» What the task requires
Filter out everything except lines holding "chart".

» Material to process
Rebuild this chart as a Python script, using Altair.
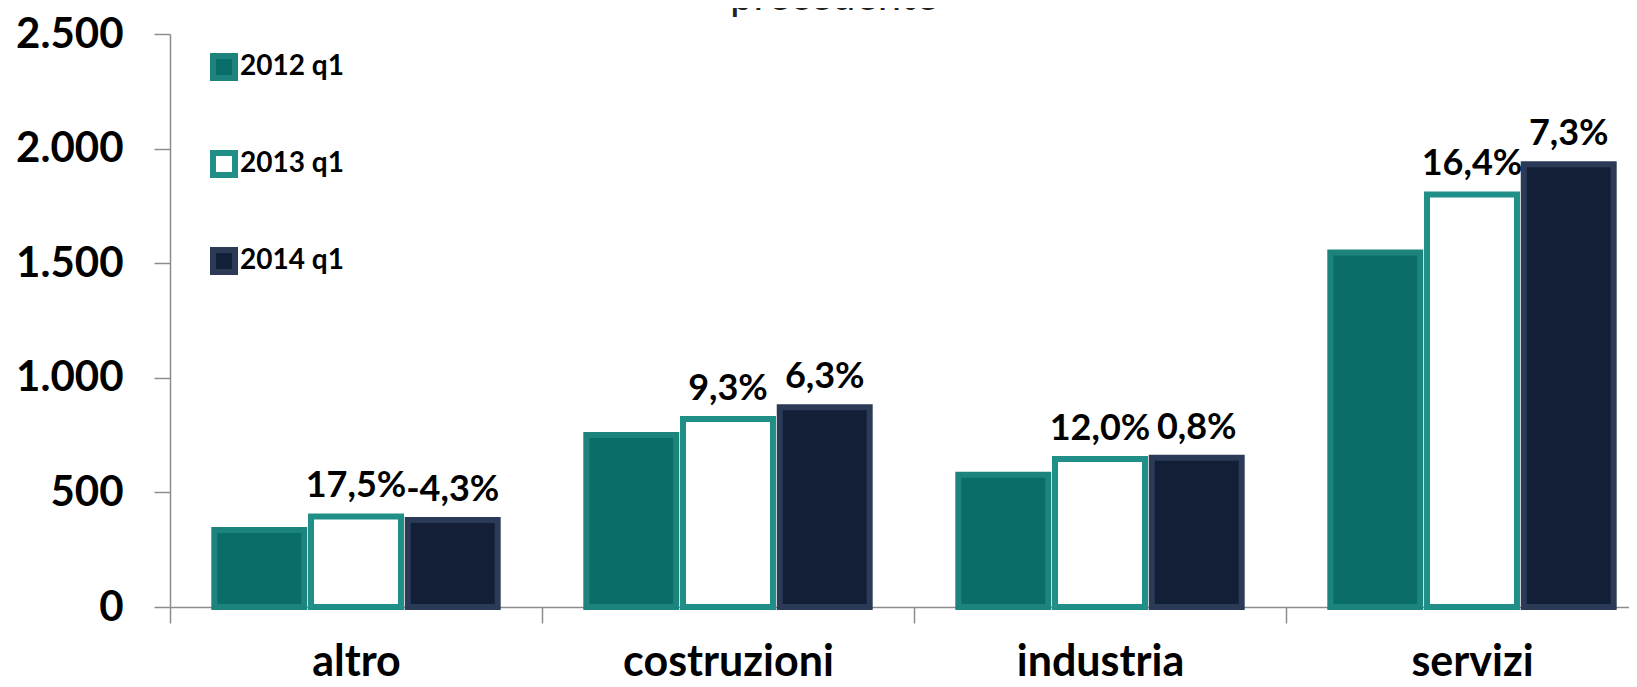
...
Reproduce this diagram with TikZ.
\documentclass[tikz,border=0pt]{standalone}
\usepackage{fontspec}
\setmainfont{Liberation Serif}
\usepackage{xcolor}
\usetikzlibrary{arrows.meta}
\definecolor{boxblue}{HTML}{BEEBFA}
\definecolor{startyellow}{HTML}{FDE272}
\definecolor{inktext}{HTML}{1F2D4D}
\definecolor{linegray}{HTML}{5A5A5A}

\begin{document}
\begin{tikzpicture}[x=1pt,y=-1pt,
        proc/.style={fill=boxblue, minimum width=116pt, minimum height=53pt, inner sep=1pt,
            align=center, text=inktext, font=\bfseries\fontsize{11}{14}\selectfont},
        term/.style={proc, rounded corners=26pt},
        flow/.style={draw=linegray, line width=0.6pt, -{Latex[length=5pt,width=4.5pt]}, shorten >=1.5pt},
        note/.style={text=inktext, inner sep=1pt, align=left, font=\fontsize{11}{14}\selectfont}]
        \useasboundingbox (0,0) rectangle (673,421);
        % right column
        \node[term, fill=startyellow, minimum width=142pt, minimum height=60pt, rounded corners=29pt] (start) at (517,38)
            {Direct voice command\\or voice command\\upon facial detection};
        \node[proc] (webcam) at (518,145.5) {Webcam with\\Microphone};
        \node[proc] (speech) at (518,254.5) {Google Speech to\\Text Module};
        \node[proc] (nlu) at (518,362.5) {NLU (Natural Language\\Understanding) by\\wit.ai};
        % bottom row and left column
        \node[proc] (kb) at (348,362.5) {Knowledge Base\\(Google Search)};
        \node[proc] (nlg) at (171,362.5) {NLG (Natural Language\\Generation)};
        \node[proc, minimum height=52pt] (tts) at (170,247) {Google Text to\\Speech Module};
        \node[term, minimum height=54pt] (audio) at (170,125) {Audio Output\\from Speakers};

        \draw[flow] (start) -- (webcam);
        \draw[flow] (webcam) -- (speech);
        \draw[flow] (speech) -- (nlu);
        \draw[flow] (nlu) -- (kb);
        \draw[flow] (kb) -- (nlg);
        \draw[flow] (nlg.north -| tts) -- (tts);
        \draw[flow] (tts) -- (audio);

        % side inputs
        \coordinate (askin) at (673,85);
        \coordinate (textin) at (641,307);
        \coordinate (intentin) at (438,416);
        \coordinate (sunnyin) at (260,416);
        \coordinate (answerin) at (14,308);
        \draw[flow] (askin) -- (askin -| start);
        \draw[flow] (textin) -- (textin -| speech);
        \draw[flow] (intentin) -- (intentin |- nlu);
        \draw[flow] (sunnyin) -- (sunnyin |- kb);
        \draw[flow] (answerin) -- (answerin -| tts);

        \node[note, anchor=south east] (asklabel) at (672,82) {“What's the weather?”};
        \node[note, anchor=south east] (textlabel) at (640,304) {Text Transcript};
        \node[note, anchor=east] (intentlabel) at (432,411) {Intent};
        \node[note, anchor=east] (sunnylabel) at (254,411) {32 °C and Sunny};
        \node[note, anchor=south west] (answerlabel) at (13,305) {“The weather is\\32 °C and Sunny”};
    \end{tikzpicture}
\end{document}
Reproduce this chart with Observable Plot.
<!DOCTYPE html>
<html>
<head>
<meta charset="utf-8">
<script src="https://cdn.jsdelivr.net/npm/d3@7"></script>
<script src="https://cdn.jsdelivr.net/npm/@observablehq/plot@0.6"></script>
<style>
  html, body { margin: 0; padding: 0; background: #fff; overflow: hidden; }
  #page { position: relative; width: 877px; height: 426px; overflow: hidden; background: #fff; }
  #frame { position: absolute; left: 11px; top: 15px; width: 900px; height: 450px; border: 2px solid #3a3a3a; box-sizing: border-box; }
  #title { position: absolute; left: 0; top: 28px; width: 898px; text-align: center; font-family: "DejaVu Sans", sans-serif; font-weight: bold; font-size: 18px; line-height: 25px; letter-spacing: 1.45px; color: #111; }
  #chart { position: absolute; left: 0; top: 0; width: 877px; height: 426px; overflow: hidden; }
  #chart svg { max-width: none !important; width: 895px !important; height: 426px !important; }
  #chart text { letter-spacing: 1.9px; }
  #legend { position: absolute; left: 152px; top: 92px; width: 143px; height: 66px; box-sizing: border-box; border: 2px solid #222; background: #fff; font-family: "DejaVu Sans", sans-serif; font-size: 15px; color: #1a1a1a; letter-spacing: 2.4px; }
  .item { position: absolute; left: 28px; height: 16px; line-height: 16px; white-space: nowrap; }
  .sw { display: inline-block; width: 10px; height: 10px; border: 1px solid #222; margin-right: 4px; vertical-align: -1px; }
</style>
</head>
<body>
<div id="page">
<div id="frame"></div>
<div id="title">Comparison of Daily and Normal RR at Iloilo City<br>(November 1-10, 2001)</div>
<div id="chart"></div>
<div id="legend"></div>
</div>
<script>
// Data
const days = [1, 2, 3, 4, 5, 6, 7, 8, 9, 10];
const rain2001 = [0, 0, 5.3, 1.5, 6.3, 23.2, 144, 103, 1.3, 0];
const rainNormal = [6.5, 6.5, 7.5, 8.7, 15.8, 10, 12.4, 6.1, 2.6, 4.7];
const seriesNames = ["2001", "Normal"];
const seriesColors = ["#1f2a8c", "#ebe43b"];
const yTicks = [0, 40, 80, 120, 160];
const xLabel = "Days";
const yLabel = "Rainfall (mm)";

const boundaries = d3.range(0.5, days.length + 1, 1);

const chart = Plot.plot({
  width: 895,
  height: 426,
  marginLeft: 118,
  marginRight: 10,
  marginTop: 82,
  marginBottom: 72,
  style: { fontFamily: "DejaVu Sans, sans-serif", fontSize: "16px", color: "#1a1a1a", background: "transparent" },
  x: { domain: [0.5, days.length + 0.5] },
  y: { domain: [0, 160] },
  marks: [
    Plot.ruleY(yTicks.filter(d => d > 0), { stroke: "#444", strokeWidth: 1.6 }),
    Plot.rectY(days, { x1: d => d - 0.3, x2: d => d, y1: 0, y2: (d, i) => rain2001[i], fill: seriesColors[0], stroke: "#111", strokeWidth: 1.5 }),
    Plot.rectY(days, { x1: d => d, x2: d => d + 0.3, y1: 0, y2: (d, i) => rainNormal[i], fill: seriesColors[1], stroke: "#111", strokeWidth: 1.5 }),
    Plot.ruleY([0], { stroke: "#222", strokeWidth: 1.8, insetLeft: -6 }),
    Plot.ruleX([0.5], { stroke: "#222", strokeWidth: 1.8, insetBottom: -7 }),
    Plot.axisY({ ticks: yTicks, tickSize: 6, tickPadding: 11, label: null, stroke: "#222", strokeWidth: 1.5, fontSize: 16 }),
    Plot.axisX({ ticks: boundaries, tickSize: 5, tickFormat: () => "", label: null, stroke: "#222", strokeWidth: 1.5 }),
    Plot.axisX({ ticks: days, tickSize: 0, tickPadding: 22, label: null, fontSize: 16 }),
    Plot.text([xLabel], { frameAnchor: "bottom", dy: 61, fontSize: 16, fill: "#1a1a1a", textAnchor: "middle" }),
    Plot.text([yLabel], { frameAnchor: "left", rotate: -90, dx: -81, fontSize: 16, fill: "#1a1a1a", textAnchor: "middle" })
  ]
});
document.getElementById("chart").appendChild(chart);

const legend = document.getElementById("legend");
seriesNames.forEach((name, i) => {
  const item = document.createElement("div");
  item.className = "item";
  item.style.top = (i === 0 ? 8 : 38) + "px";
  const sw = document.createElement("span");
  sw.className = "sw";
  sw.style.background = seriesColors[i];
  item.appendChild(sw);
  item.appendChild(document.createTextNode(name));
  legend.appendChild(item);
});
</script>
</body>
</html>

» Result for this task
Rebuild this chart as a Python script, using Altair.
Reproduce this chart with Observable Plot.
  #chart { position: absolute; left: 0; top: 0; width: 877px; height: 426px; overflow: hidden; }
  #chart svg { max-width: none !important; width: 895px !important; height: 426px !important; }
  #chart text { letter-spacing: 1.9px; }
<div id="chart"></div>
const chart = Plot.plot({
document.getElementById("chart").appendChild(chart);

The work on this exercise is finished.